Beryl and crew, they did a lot of super questionable bullshit, don't get me wrong, but this crew? Holy f**k they are just doing shit because they are bored out of their skulls, and they aren't even GOOD ideas to begin with!!
Let me just mention how IMPOSSIBLE your hair is.... |
Then Ami comes out of cram school and Chibi-usa is all like "sup, so I like, has a faves to ask and I was totes hoping you'd let me crash at your place so I can be all studious and shit like you." How in the world could Ami possibly say no to such an admirable goal?
Ladies and Gentlemen, I give you the smartest character in this show. Tokyo is doomed. |
Yes because you clearly do everything your teacher tells you. |
... yeah.
Just as she's thinking about how she's going to wind up searching for the Silver Crystal, Ami is all "so who are you really? There's no way you can be Usagi's cousin." HOW DID SHE FIND OUT? (Psst, it's probably your crazy hair color.) But she's all "well, whatever, if you don't want to talk about it, that's cool, I might be leaving the country for awhile soon and if I do my mom will be super lonely so it's totally okay if you stay here for the time being."
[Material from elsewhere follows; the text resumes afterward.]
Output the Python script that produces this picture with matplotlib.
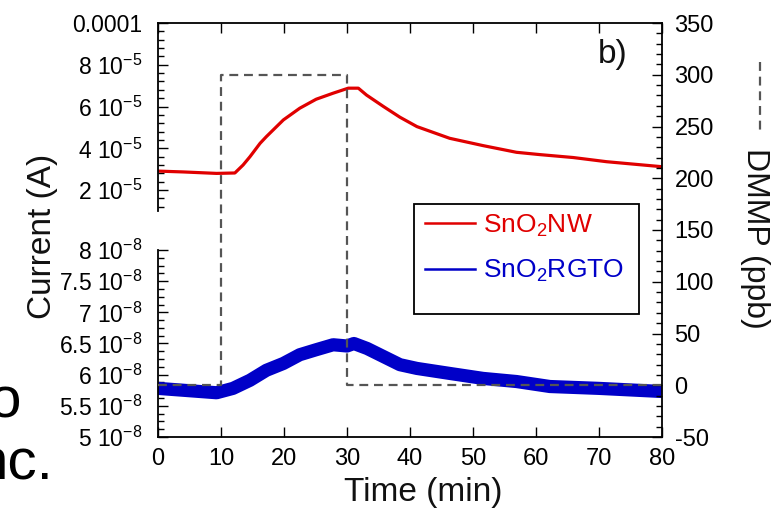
import matplotlib
matplotlib.use("Agg")
import matplotlib.pyplot as plt
from matplotlib.lines import Line2D
from matplotlib.patches import Rectangle
from matplotlib.ticker import FixedLocator, MultipleLocator

# SnO2 nanowire current (A) vs time (min)
time_nw = [0, 4, 9.3, 12.2, 13.5, 14.6, 16.2, 17.2, 19.9, 22.5, 25.1, 27.8,
           30.2, 31.8, 33.1, 35.8, 38.4, 41.1, 46.3, 51.6, 56.9, 60.6, 65.9,
           71.2, 80]
current_nw = [2.91e-5, 2.87e-5, 2.80e-5, 2.82e-5, 3.20e-5, 3.60e-5, 4.24e-5,
              4.56e-5, 5.36e-5, 5.92e-5, 6.35e-5, 6.64e-5, 6.88e-5, 6.88e-5,
              6.55e-5, 6.00e-5, 5.49e-5, 5.04e-5, 4.48e-5, 4.13e-5, 3.81e-5,
              3.70e-5, 3.56e-5, 3.36e-5, 3.12e-5]

# SnO2 RGTO current (A) vs time (min)
time_rgto = [0, 4, 9.3, 11.9, 14.6, 17.2, 19.9, 22.5, 25.1, 27.8, 30.0, 31.1,
             33.2, 35.8, 38.4, 41.1, 46.3, 51.6, 56.9, 62.2, 70, 80]
current_rgto = [5.78e-8, 5.75e-8, 5.71e-8, 5.78e-8, 5.91e-8, 6.07e-8, 6.18e-8,
                6.32e-8, 6.40e-8, 6.48e-8, 6.46e-8, 6.50e-8, 6.42e-8, 6.29e-8,
                6.16e-8, 6.10e-8, 6.02e-8, 5.94e-8, 5.89e-8, 5.81e-8, 5.78e-8,
                5.73e-8]

# DMMP pulse (ppb)
time_dmmp = [0, 10, 10, 30, 30, 80]
dmmp_ppb = [0, 0, 300, 300, 0, 0]

nw_ticks = [2e-5, 4e-5, 6e-5, 8e-5, 1e-4]
nw_labels = ["2 10$^{-5}$", "4 10$^{-5}$", "6 10$^{-5}$", "8 10$^{-5}$", "0.0001"]
rgto_ticks = [5e-8, 5.5e-8, 6e-8, 6.5e-8, 7e-8, 7.5e-8, 8e-8]
rgto_labels = ["5 10$^{-8}$", "5.5 10$^{-8}$", "6 10$^{-8}$", "6.5 10$^{-8}$",
               "7 10$^{-8}$", "7.5 10$^{-8}$", "8 10$^{-8}$"]
time_ticks = [0, 10, 20, 30, 40, 50, 60, 70, 80]

RED = "#e00000"
BLUE = "#0000c8"
GREY = "#555555"

plt.rcParams["font.family"] = ["Liberation Sans", "DejaVu Sans"]
plt.rcParams["mathtext.fontset"] = "custom"
plt.rcParams["mathtext.rm"] = "Liberation Sans"
plt.rcParams["mathtext.it"] = "Liberation Sans:italic"
plt.rcParams["mathtext.default"] = "regular"
plt.rcParams["axes.unicode_minus"] = False
plt.rcParams["text.color"] = "#111111"

W, H = 771, 508
fig = plt.figure(figsize=(W / 100, H / 100), dpi=100)


def frac(x0, y0, x1, y1):
    # pixel box (top-left origin) -> figure fraction rect
    return [x0 / W, 1 - y1 / H, (x1 - x0) / W, (y1 - y0) / H]


tick_kw = dict(direction="in", color="black", width=1.0)

# ---- top left segment: SnO2 NW
ax_nw = fig.add_axes(frac(158, 23, 662, 211))
ax_nw.plot(time_nw, current_nw, color=RED, lw=2.3)
ax_nw.set_xlim(0, 80)
ax_nw.set_ylim(1e-5, 1e-4)
ax_nw.yaxis.set_major_locator(FixedLocator(nw_ticks))
ax_nw.set_yticklabels(nw_labels)
ax_nw.yaxis.set_minor_locator(MultipleLocator(0.4e-5))

# ---- bottom left segment: SnO2 RGTO
ax_rg = fig.add_axes(frac(158, 250, 662, 437))
ax_rg.plot(time_rgto, current_rgto, color=BLUE, lw=9.5, solid_capstyle="butt")
ax_rg.set_xlim(0, 80)
ax_rg.set_ylim(5e-8, 8e-8)
ax_rg.yaxis.set_major_locator(FixedLocator(rgto_ticks))
ax_rg.set_yticklabels(rgto_labels)
ax_rg.yaxis.set_minor_locator(MultipleLocator(0.125e-8))

for a in (ax_nw, ax_rg):
    a.patch.set_alpha(0)
    for s in ("top", "right", "bottom"):
        a.spines[s].set_visible(False)
    a.spines["left"].set_linewidth(1.3)
    a.set_xticks([])
    a.tick_params(axis="y", which="major", length=7, pad=11, labelsize=16.5, **tick_kw)
    a.tick_params(axis="y", which="minor", length=4, **tick_kw)

# ---- DMMP axis (frame, x axis, right axis)
ax = fig.add_axes(frac(158, 23, 662, 437))
ax.patch.set_alpha(0)
ax.plot(time_dmmp, dmmp_ppb, color=GREY, lw=1.6, ls=(0, (4, 2.6)))
ax.set_xlim(0, 80)
ax.set_ylim(-50, 350)
ax.spines["left"].set_visible(False)
for s in ("top", "right", "bottom"):
    ax.spines[s].set_linewidth(1.3)
ax.yaxis.tick_right()
ax.yaxis.set_major_locator(MultipleLocator(50))
ax.yaxis.set_minor_locator(MultipleLocator(10))
ax.set_xticks(time_ticks)
ax.tick_params(axis="x", which="major", top=True, bottom=True, length=7, pad=8,
               labelsize=17, **tick_kw)
ax.tick_params(axis="y", which="major", left=False, right=True, length=7, pad=9,
               labelsize=17, **tick_kw)
ax.tick_params(axis="y", which="minor", left=False, right=True, length=4, **tick_kw)

ax.text(0.903, 0.923, "b)", transform=ax.transAxes, fontsize=24,
        ha="center", va="center")

# legend: entries without frame, box drawn separately (extra room at bottom)
handles = [Line2D([], [], color=RED, lw=1.8), Line2D([], [], color=BLUE, lw=1.8)]
leg = ax.legend(handles, ["SnO$_2$NW", "SnO$_2$RGTO"], loc="upper left",
                bbox_to_anchor=(0.520, 0.5545), borderaxespad=0, fontsize=19,
                frameon=False, handlelength=1.9, handletextpad=0.3,
                labelspacing=0.72, borderpad=0.2)
leg.get_texts()[0].set_color(RED)
leg.get_texts()[1].set_color(BLUE)
ax.add_patch(Rectangle((0.508, 0.297), 0.446, 0.266, transform=ax.transAxes,
                       fill=False, edgecolor="black", lw=1.3, zorder=5))

# ---- axis labels
fig.text(423 / W, 1 - 492 / H, "Time (min)", fontsize=24, ha="center", va="center")
fig.text(43 / W, 1 - 236 / H, "Current (A)", fontsize=24, rotation=90,
         ha="center", va="center")
fig.text(755 / W, 1 - 238 / H, "DMMP (ppb)", fontsize=23, rotation=270,
         ha="center", va="center")
fig.add_artist(Line2D([760 / W, 760 / W], [1 - 62 / H, 1 - 135 / H],
                      color=GREY, lw=1.6, ls=(0, (4, 2.6))))

# leftover slide text at the left edge
fig.text(21 / W, 1 - 417 / H, "o", fontsize=42, ha="right", va="baseline", color="black")
fig.text(53 / W, 1 - 480 / H, "nc.", fontsize=42, ha="right", va="baseline", color="black")

fig.savefig("out.png", dpi=100)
WOW. WAY TO BE SUPER NICE AND ALSO INCREDIBLY STUPID AT THE SAME TIME AMI. Oh, but then she immediately backpedals and says "nah, screw that, I can't leave Usagi's dumb ass here alone, forget I said anything" which only serves to further confuse the little girl. Then there's some wierd sort of flashback/dream sequence where Ami is all "I have to go Usagi" and then Mamoru is there all of a sudden saying he doesn't love her and then they both say goodbye. Oh, looks like we somehow slipped into Usagi's dream without ANY SORT OF WARNING AT ALL.
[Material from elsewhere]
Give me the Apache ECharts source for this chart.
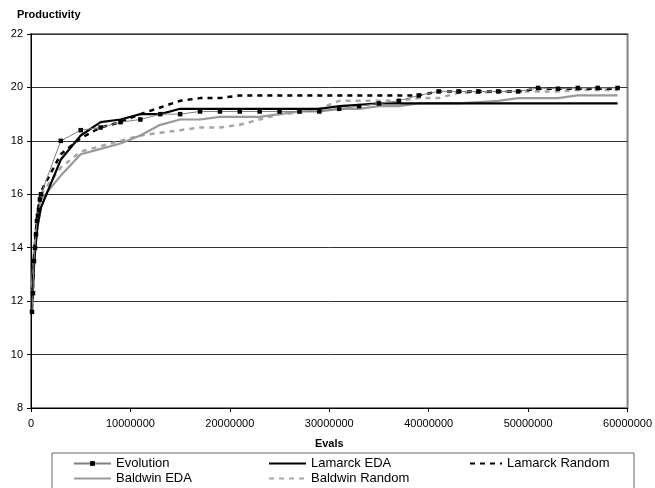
<!DOCTYPE html>
<html><head><meta charset="utf-8">
<script src="https://cdn.jsdelivr.net/npm/echarts@6/dist/echarts.min.js"></script>
<style>html,body{margin:0;padding:0;background:#fff}#c{width:655px;height:488px}</style>
</head><body><div id="c"></div>
<script>
const evals = [100000,200000,300000,400000,500000,600000,700000,800000,900000,1000000,
  3000000,5000000,7000000,9000000,11000000,13000000,15000000,17000000,19000000,21000000,
  23000000,25000000,27000000,29000000,31000000,33000000,35000000,37000000,39000000,41000000,
  43000000,45000000,47000000,49000000,51000000,53000000,55000000,57000000,59000000];
const evolution = [11.6,12.3,13.5,14.0,14.5,15.0,15.2,15.4,15.8,16.0,
  18.0,18.4,18.5,18.7,18.8,19.0,19.0,19.1,19.1,19.1,
  19.1,19.1,19.1,19.1,19.2,19.3,19.4,19.5,19.7,19.85,
  19.85,19.85,19.85,19.85,19.98,19.95,19.98,19.98,19.98];
const lamarckEDA = [11.8,12.5,13.3,13.8,14.2,14.6,14.9,15.1,15.3,15.5,
  17.3,18.2,18.7,18.8,19.0,19.0,19.2,19.2,19.2,19.2,
  19.2,19.2,19.2,19.2,19.3,19.35,19.4,19.4,19.4,19.4,
  19.4,19.4,19.4,19.4,19.4,19.4,19.4,19.4,19.4];
const lamarckRandom = [11.7,12.5,13.6,14.2,14.7,15.1,15.4,15.7,15.9,16.1,
  17.5,18.1,18.5,18.7,19.0,19.25,19.5,19.6,19.6,19.7,
  19.7,19.7,19.7,19.7,19.7,19.7,19.7,19.7,19.7,19.85,
  19.85,19.85,19.85,19.85,19.95,19.95,19.95,19.95,19.95];
const baldwinEDA = [12.5,13.2,13.9,14.3,14.7,15.0,15.3,15.5,15.7,15.8,
  16.7,17.5,17.7,17.9,18.2,18.6,18.8,18.8,18.9,18.9,
  18.9,19.0,19.1,19.1,19.2,19.2,19.3,19.3,19.4,19.4,
  19.4,19.45,19.5,19.6,19.6,19.6,19.7,19.7,19.7];
const baldwinRandom = [11.9,12.6,13.5,14.1,14.6,15.0,15.3,15.6,15.8,16.0,
  17.0,17.6,17.8,18.0,18.2,18.3,18.4,18.5,18.5,18.6,
  18.8,19.0,19.05,19.2,19.5,19.5,19.5,19.5,19.6,19.6,
  19.8,19.8,19.85,19.85,19.85,19.85,19.9,19.9,19.9];
const seriesNames = ['Evolution','Lamarck EDA','Lamarck Random','Baldwin EDA','Baldwin Random'];

const pairs = arr => evals.map((x,i)=>[x,arr[i]]);
const FONT = 'Liberation Sans';
const chart = echarts.init(document.getElementById('c'));
const legendText = {fontFamily:FONT,fontSize:13,color:'#000'};
function leg(name,left,top,w,showSym){
  return {data:[{name:name,itemStyle: showSym ? {} : {opacity:0}}],left:left,top:top,itemWidth:w,itemHeight:showSym?6:10,
    itemGap:0,padding:0,textStyle:legendText,selectedMode:false};
}
chart.setOption({
  animation:false,
  textStyle:{fontFamily:FONT},
  grid:{left:31,right:23,top:34,bottom:80,show:true,borderColor:'#808080',borderWidth:2},
  xAxis:{type:'value',min:0,max:60000000,interval:10000000,
    name:'Evals',nameLocation:'middle',nameGap:30,
    nameTextStyle:{fontFamily:FONT,fontSize:11,fontWeight:'bold',color:'#000'},
    axisLine:{onZero:false,lineStyle:{color:'#000',width:1}},
    axisTick:{show:true,length:4,lineStyle:{color:'#000'}},
    axisLabel:{fontFamily:FONT,fontSize:11,color:'#000',margin:10,formatter:v=>String(v)},
    splitLine:{show:false}},
  yAxis:{type:'value',min:8,max:22,interval:2,
    name:'Productivity',nameLocation:'end',nameGap:14,
    nameTextStyle:{fontFamily:FONT,fontSize:11,fontWeight:'bold',color:'#000',align:'left',padding:[0,0,0,-14]},
    axisLine:{show:true,lineStyle:{color:'#000',width:1}},
    axisTick:{show:true,length:4,lineStyle:{color:'#000'}},
    axisLabel:{fontFamily:FONT,fontSize:11,color:'#000',margin:8},
    splitLine:{show:true,lineStyle:{color:'#333',width:1}}},
  legend:[
    leg('Evolution',73,457,37,true),
    leg('Lamarck EDA',268,457,37,false),
    leg('Lamarck Random',469,457,32,false),
    leg('Baldwin EDA',73,472,37,false),
    leg('Baldwin Random',268,472,37,false)
  ],
  graphic:[{type:'rect',shape:{x:52,y:453,width:582,height:50},
    style:{fill:'none',stroke:'#666',lineWidth:1},silent:true,z:-1}],
  series:[
    {name:seriesNames[0],type:'line',data:pairs(evolution),symbol:'rect',symbolSize:4.5,
      itemStyle:{color:'#000'},lineStyle:{color:'#808080',width:1},z:5},
    {name:seriesNames[1],type:'line',data:pairs(lamarckEDA),symbol:'none',
      itemStyle:{color:'#000'},lineStyle:{color:'#000',width:2.2},z:4},
    {name:seriesNames[2],type:'line',data:pairs(lamarckRandom),symbol:'none',
      itemStyle:{color:'#000'},lineStyle:{color:'#000',width:2.5,type:[5,5]},z:3},
    {name:seriesNames[3],type:'line',data:pairs(baldwinEDA),symbol:'none',
      itemStyle:{color:'#999'},lineStyle:{color:'#999',width:2.2},z:2},
    {name:seriesNames[4],type:'line',data:pairs(baldwinRandom),symbol:'none',
      itemStyle:{color:'#a6a6a6'},lineStyle:{color:'#a6a6a6',width:2.5,type:[5,5]},z:1}
  ]
});
</script></body></html>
So Berthier shows up to do her thing and summons a monster called... wait, what? Nipasu? Who is designed to be very similar to a Yuki-Onna, which if you didn't know is a totally bitchin' snow lady from Japanese Mythology. It's something you should totally Google sometime.
Ignoring the fact that she just summoned a snow spirit to take over an ICE CREAM SHOP, she gives orders and gets right down to business.
What do you know, another human-shaped monster. |
So blondie tells the other girls what's going on, and that Ami totally doesn't want any going away parties or anything because she doesn't want to say goodbye, and the other girls are understandably hurt by this, and decide they should just see her off at the airport, and decide to do that. Commercial break!
When we come back, despite being completely encased in ice, the Bob-Floy's is totally open for business again, the very next day.
Guaranteed 100% evil or your money back! No refunds! |
This. This right here is the STUPIDEST goddamn plan EVER. I'm trying to wrack my brain and ask myself, did Zoisite ever have a plan this terrible? I REALLY DON'T THINK SO. And he had some really truly awful ones.
But wait, it gets worse. Because you see, since they can't take the heat, they'll want more ice cream, and because they want more ice cream, it will mean they won't be able to create a barrier in the future.
HOW DOES THAT MAKE ANY F***ING SENSE AT ALL?!
The only thing that could possibly ruin this plan? A white cat named ARTEMIS who overhears EVERY SINGLE WORD THEY ARE SAYING. He is quickly discovered, but they don't care at all.
A cat is fine too. |
Back over at the shrine, Reimu is doing that fire thing and she can't find Artemis. The horrors. Then Usagi is all "Maybe we should ask Ami with her computer and ohhhh whoops." No, she didn't realize how stupid she sounded just now by saying that, she just remembered they're not supposed to be asking Ami for help because she is moving on with her life.
Stupid goddamn magical bullshit computers.
Then Ami is packing to leave.
KILL ALL THE BITCHES. |
And you didn't think this was the first place to check?! |
Four Words: Soylent Green Ice Cream. |
WHERE DID YOU EVEN COME FROM. |
One might think that Sailor Mars would be enough to deal with this, being a FIRE GIRL and all that, but Ami is all standing at the airport waiting to leave while Mamoru rocks the 80's shades hard as f**k on his way to the airport with a little girl.
Are they intentionally trying to make him look more like a pedophiliac or something?!?! |
Wow, what a bitch. What's the gift, you may ask?
It's that thing we were not gonna give you but decided, well, we already ordered the damn thing so... |
So guess who is in a car off to catch up with her besties? That's right, that dumbest smart girl in all of Japan, that's who.
So uh, why haven't we bothered attacking yet? |
Then Mercury shows up and attacks the ice lady with AN AQUA ILLUSION. Which is somehow HER ONE WEAKNESS. Then Sailor Moon does her thing and I just want to drive a f***ing fork into my forehead because WHAT THE HELL KIND OF SENSE DOES THIS EVEN MAKE. Monster is deadified, people are free, cats ar ealive, congratulations you have saved der day.
Then friendship triumphs over all else, including common f***ing sense.
And outside? Chibi-usa is all "hey they got back together because of me right?" WHICH CLEARLY INSINUATES SHE KNOWS THEY ARE THE F***ING SAILOR SCOUTS.
Then finally the girls are all on a bridge watching the water asking Ami if she regrets her decision, and they all laugh at how useless Usagi is and the episode ends.
... I'm going to punch whoever thought this episode was a good idea in the f***ing nuts.